The Bank hiked rates again in a bid to curb inflation and prevent inflation expectations from becoming entrenched. Both external and domestic factors have fueled price pressures so far, with inflation accelerating to 7.8% in Q4 from Q3’s 7.3%. Global economic conditions, accelerating wage growth and a tight labor market continued to exert upward pressure on prices. The Bank expects inflation to decline in 2023, thanks to easing global supply-side bottlenecks, stabilizing commodity prices and cooling domestic demand—partially due to higher interest rates.

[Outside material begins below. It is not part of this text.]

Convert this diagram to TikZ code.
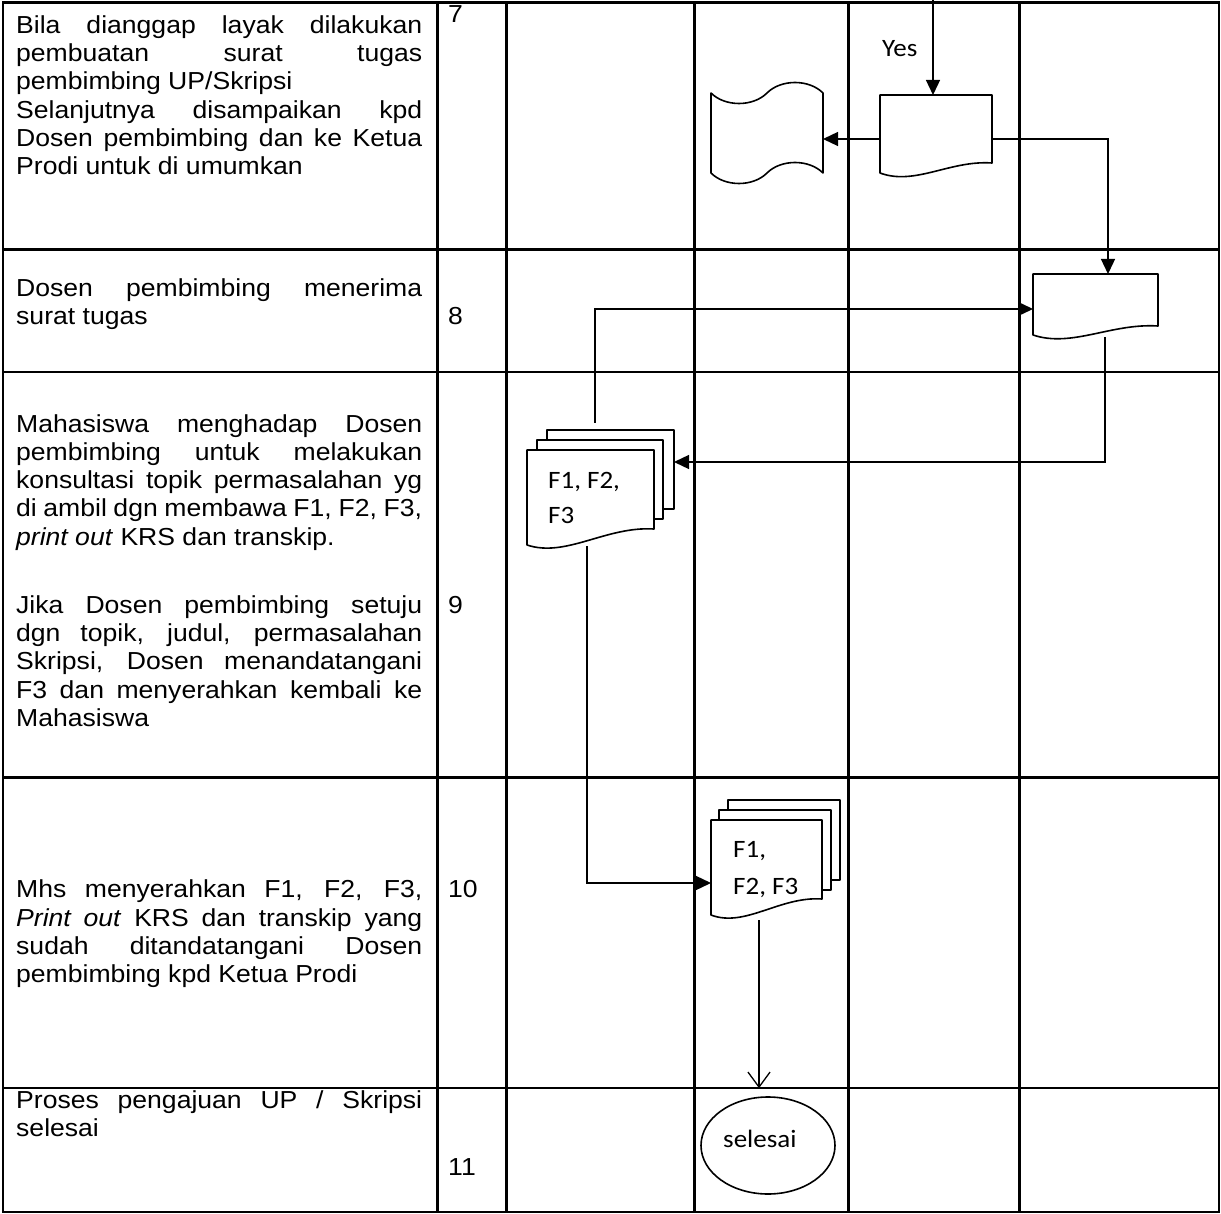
\documentclass[tikz,border=0pt]{standalone}
\usepackage{fontspec}
\setmainfont{Liberation Sans}
\newfontfamily\tablefont[FakeStretch=1.08]{Liberation Sans}
\newfontfamily\chartfont[FakeStretch=1.08]{Carlito}
\usetikzlibrary{arrows.meta,shapes.geometric,calc}
\newcommand\jline[1]{\makebox[406pt][s]{#1}}
\tikzset{
  gridline/.style={line width=2.4pt},
  shp/.style={draw, line width=1.6pt, fill=white, line join=round},
  conn/.style={line width=1.3pt, -{Triangle[length=15pt,width=14pt]}},
  openconn/.style={line width=1.3pt, -{Straight Barb[length=15pt,width=22pt]}},
  anch/.style={inner sep=0pt, outer sep=0pt, rectangle},
  cell/.style={anchor=base west, inner sep=0pt, font=\tablefont\fontsize{24.6pt}{28.3pt}\selectfont},
  lbl/.style={anchor=base west, inner sep=0pt, font=\chartfont\fontsize{25pt}{28pt}\selectfont},
}
\begin{document}
\begin{tikzpicture}[x=1pt,y=-1pt]
\useasboundingbox (0,0) rectangle (1221,1214);

% ---------- table grid ----------
\draw[gridline] (3,2.5) rectangle (1219,1212);
\foreach \xx in {437.5,506.5,694.5,848.5,1019.5}
  \draw[gridline] (\xx,2.5) -- (\xx,1212);
\foreach \yy in {249.5,372,777.5,1088}
  \draw[gridline] (3,\yy) -- (1219,\yy);

% ---------- left column texts ----------
\node[cell] (t7) at (16,33.3) {\parbox[t]{406pt}{%
\jline{Bila dianggap layak dilakukan}\\
\jline{pembuatan surat tugas}\\
pembimbing UP/Skripsi\\
\jline{Selanjutnya disampaikan kpd}\\
\jline{Dosen pembimbing dan ke Ketua}\\
Prodi untuk di umumkan}};

\node[cell] (t8) at (16,296.7) {\parbox[t]{406pt}{%
\jline{Dosen pembimbing menerima}\\
surat tugas}};

\node[cell] (t9) at (16,432) {\parbox[t]{406pt}{%
\jline{Mahasiswa menghadap Dosen}\\
\jline{pembimbing untuk melakukan}\\
\jline{konsultasi topik permasalahan yg}\\
\jline{di ambil dgn membawa F1, F2, F3,}\\
\textit{print out} KRS dan transkip.\\[39.7pt]
\jline{Jika Dosen pembimbing setuju}\\
\jline{dgn topik, judul, permasalahan}\\
\jline{Skripsi, Dosen menandatangani}\\
\jline{F3 dan menyerahkan kembali ke}\\
Mahasiswa}};

\node[cell] (t10) at (16,897.7) {\parbox[t]{406pt}{%
\jline{Mhs menyerahkan F1, F2, F3,}\\
\jline{\textit{Print out} KRS dan transkip yang}\\
\jline{sudah ditandatangani Dosen}\\
pembimbing kpd Ketua Prodi}};

\node[cell] (t11) at (16,1108) {\parbox[t]{406pt}{%
\jline{Proses pengajuan UP / Skripsi}\\
selesai}};

% ---------- step numbers ----------
\node[cell] (n7) at (448,23) {7};
\node[cell] (n8) at (448,325) {8};
\node[cell] (n9) at (448,613) {9};
\node[cell] (n10) at (448,897.7) {10};
\node[cell] (n11) at (448,1175) {11};

% ---------- shapes ----------
% punched tape
\draw[shp] (711,93) .. controls (725,107) and (753,107) .. (767,93)
  .. controls (781,79) and (809,79) .. (823,93) -- (823,173)
  .. controls (809,159) and (781,159) .. (767,173)
  .. controls (753,187) and (725,187) .. (711,173) -- cycle;
\node[anch, minimum width=112, minimum height=100] (tape) at (767,133) {};

% document A
\draw[shp] (880,95) -- (992,95) -- (992,163) .. controls (950,160) and (915,186) .. (880,173) -- cycle;
\node[anch, minimum width=112, minimum height=88] (docA) at (936,139) {};

% document B
\draw[shp] (1033,274) -- (1158,274) -- (1158,326) .. controls (1111,323) and (1072,348) .. (1033,335) -- cycle;
\node[anch, minimum width=125, minimum height=70] (docB) at (1095.5,309) {};

% multi-document 1
\draw[shp] (547,430) rectangle (674,509);
\draw[shp] (537,440) rectangle (663,519);
\draw[shp] (527,450) -- (654,450) -- (654,529) .. controls (606,526) and (566,558) .. (527,545) -- cycle;
\node[anch, minimum width=147, minimum height=118] (stackOne) at (600.5,489) {};
\node[lbl] (s1a) at (548,488) {F1, F2,};
\node[lbl] (s1b) at (548,523) {F3};

% multi-document 2
\draw[shp] (728,800) rectangle (840,880);
\draw[shp] (719,810) rectangle (831,890);
\draw[shp] (711,820) -- (822,820) -- (822,899) .. controls (780,896) and (745,928) .. (711,915) -- cycle;
\node[anch, minimum width=129, minimum height=120] (stackTwo) at (775.5,860) {};
\node[lbl] (s2a) at (733,857) {F1,};
\node[lbl] (s2b) at (733,894) {F2, F3};

% terminator
\node[shp, ellipse, inner sep=0pt, minimum width=134, minimum height=97] (endE) at (768,1145.5) {};
\node[lbl] (endT) at (723,1147) {selesai};

% ---------- connectors ----------
\coordinate (yesTop) at (933,0);
\draw[conn] (yesTop) -- (yesTop |- docA.north);
\node[lbl] (yes) at (882,57) {Yes};

\draw[conn] (docA.west) -- (docA.west -| tape.east);

\coordinate (bendAB) at (1108,139);
\draw[conn] (docA.east) -- (bendAB) -- (bendAB |- docB.north);

\coordinate (bOut) at (1105,337);
\coordinate (oneIn) at (674,462);
\draw[conn] (bOut) |- (oneIn);

\coordinate (oneTop) at (595,423);
\draw[conn] (oneTop) |- (docB.west);

\coordinate (oneBot) at (587,546);
\coordinate (twoIn) at (711,883);
\draw[conn] (oneBot) |- (twoIn);

\coordinate (twoBot) at (759,920);
\draw[openconn, shorten >=8pt] (twoBot) -- (twoBot |- endE.north);
\end{tikzpicture}
\end{document}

The RBA sees inflation averaging 4.8% in 2023 and falling to around 3.0% by mid-2025. Meanwhile, the Bank projects the economy to expand by around 1.5% in both 2023 and 2024.
The Bank maintained a hawkish tone in its communiqué, stating that it “expects that further increases in interest rates will be needed over the months ahead”. Moreover, it specified that the RBA “remains resolute in its determination to return inflation to target and will do what is necessary to achieve that”, adding that future monetary policy decisions would be guided by data and the evolving outlook for inflation, domestic demand, the global economy and the labor market.
Commenting on the outlook, Lee Sue Ann, economist at UOB, said:
“We are penciling in another two more 25 basis points hike, which will take the OCR to 3.85%, before looking for a pause. That said, the releases of Q4 2022 wage price index later this month on 22 February and Q4 2022 GDP on 1 March will be closely watched.”
Meanwhile, Robert Carnell, economist at ING, commented:
“For Australian markets, the near term is likely to see some more support for the AUD from higher rate expectations, though it would only take a soft inflation report or some weak employment data for holes to start appearing in the RBA’s assertions.”
The next monetary policy meeting is scheduled for 7 March.